Er is een vreemde contradictie in de analytische manier waarop dit werk zich laat lezen en de wisselwerking die de verf als materie aangaat met het medium dat we als beeld ondergaan. Er ontstaat een symbiotische relatie tussen verf en beeld. De visuele analyse waartoe de schilderijen oproepen, wordt in de gedaante die ze aannemen verrijkt. Er valt niets meer te determineren of te benoemen, je ondergaat een visionaire atmosfeer. Je kunt uiteindelijk niet precies beschrijven wat je ziet, hoe zorgvuldig het schilderij ook is gemaakt en hoe afgetekend ieder onderdeel ook is; altijd moet je je ogen even dichtknijpen voor wat je ziet…voor je wat ziet. De schilderijen kennen de weerschijn van direct zonlicht dat op de verf valt. Er zijn doeken bij die door de schraalheid van het kleurgebruik en de helle, lichte ruimtelijkheid bijna schrijnend aandoen. Gaby van Baal reflecteert met verf het bestaan.

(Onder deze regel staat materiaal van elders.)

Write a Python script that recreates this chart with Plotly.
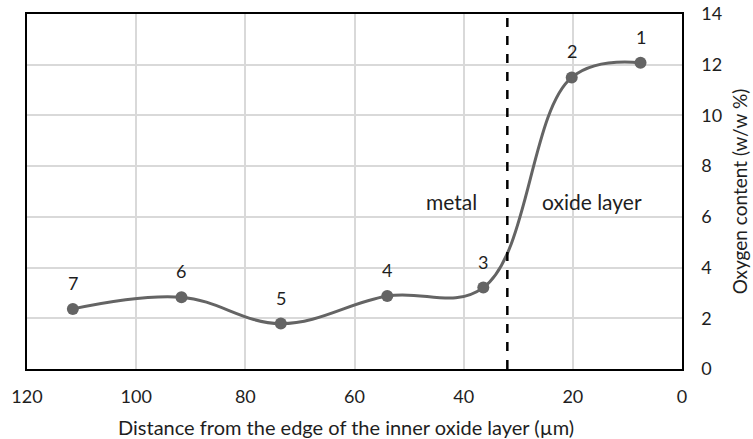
import plotly.graph_objects as go

# Oxygen profile across the metal / oxide interface
distance_um = [111.6, 91.7, 73.5, 54.0, 36.4, 20.2, 7.6]
oxygen_pct = [2.37, 2.83, 1.79, 2.88, 3.21, 11.5, 12.08]
point_labels = ["7", "6", "5", "4", "3", "2", "1"]

interface_x = 32
x_ticks = [120, 100, 80, 60, 40, 20, 0]
y_ticks = [0, 2, 4, 6, 8, 10, 12, 14]

FONT = "Lato"
TEXT = "#1e1e1e"
GRID = "#d9d9d9"
LINE = "#646464"

fig = go.Figure()
fig.add_trace(go.Scatter(
    x=distance_um, y=oxygen_pct, mode="lines+markers",
    line=dict(color=LINE, width=3, shape="spline", smoothing=1.1),
    marker=dict(color=LINE, size=12),
    showlegend=False, hoverinfo="skip",
))

for x, y, t in zip(distance_um, oxygen_pct, point_labels):
    fig.add_annotation(x=x, y=y, text=t, showarrow=False, yshift=26,
                       font=dict(family=FONT, size=18, color=TEXT))

fig.add_shape(type="line", x0=interface_x, x1=interface_x, y0=0, y1=14,
              xref="x", yref="y", line=dict(color="black", width=2.5, dash="dash"))

fig.add_annotation(x=42.2, y=6.6, text="metal", showarrow=False,
                   font=dict(family=FONT, size=21, color=TEXT))
fig.add_annotation(x=16.5, y=6.6, text="oxide layer", showarrow=False,
                   font=dict(family=FONT, size=21, color=TEXT))

# x-axis title, set slightly left of the plot centre
fig.add_annotation(x=0.487, y=-0.163, xref="paper", yref="paper", yanchor="middle",
                   text="Distance from the edge of the inner oxide layer (µm)",
                   showarrow=False, font=dict(family=FONT, size=20, color=TEXT))

fig.update_xaxes(
    range=[120, 0], tickvals=x_ticks, showgrid=True, gridcolor=GRID, gridwidth=1.5,
    showline=True, linecolor="black", linewidth=1.5, mirror=True, zeroline=False,
    ticks="", ticklabelstandoff=11, automargin=False,
    tickfont=dict(family=FONT, size=18, color=TEXT),
)
fig.update_yaxes(
    range=[0, 14], tickvals=y_ticks, side="right", showgrid=True, gridcolor=GRID, gridwidth=1.5,
    showline=True, linecolor="black", linewidth=1.5, mirror=True, zeroline=False,
    ticks="", ticklabelstandoff=14, automargin=False,
    tickfont=dict(family=FONT, size=18, color=TEXT),
    title=dict(text="Oxygen content (w/w %)",
               font=dict(family=FONT, size=19, color=TEXT), standoff=12),
)

fig.update_layout(
    width=753, height=439,
    margin=dict(l=27, r=71, t=14, b=70),
    paper_bgcolor="white", plot_bgcolor="white",
)

fig.write_html("out.html")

De laatste jaren ontstaat er in haar werk een andere ritmiek, een andere benadering ook waarbij ze minder beschouwelijk te werk gaat, maar beweeglijker, levendiger. Haar schilderijen worden choreografieën van ideeën en het ritmisch bewegen van de hand over het doek. Het doek is ook meer een vloer dan een wand geworden. Er komt een wereld te voorschijn die achter de werkelijkheid zit, die een eigen patroon kent dat ontrafeld wordt in de verf. Schilderen is meer en meer een uiting van overgave aan wat haar met en in de verf overkomt.
Wie denkt dat er geen braver onderwerp dan bloemen bestaat, komt bedrogen uit bij dit werk. Het is een gewaagd, lastig en beladen thema. Het waagstuk van Gaby van Baal is dat ze zich ermee isoleert, dat ze als kunstenaar op zichzelf is teruggeworpen en dat ze daarmee schilderijen tot stand brengt die juist buiten haar staan, die zelfstandig functioneren buiten haar om. Dat vereist een vorm van onthechting die een meditatieve aard heeft.
Gaby van Baal exposeert momenteel nieuw werk bij Galerie Agnes Raben in Vorden in de solotentoonstelling ‘Brilliant Bright Light / Deep Dark die daar tot en met 26 juni 2016 te zien is.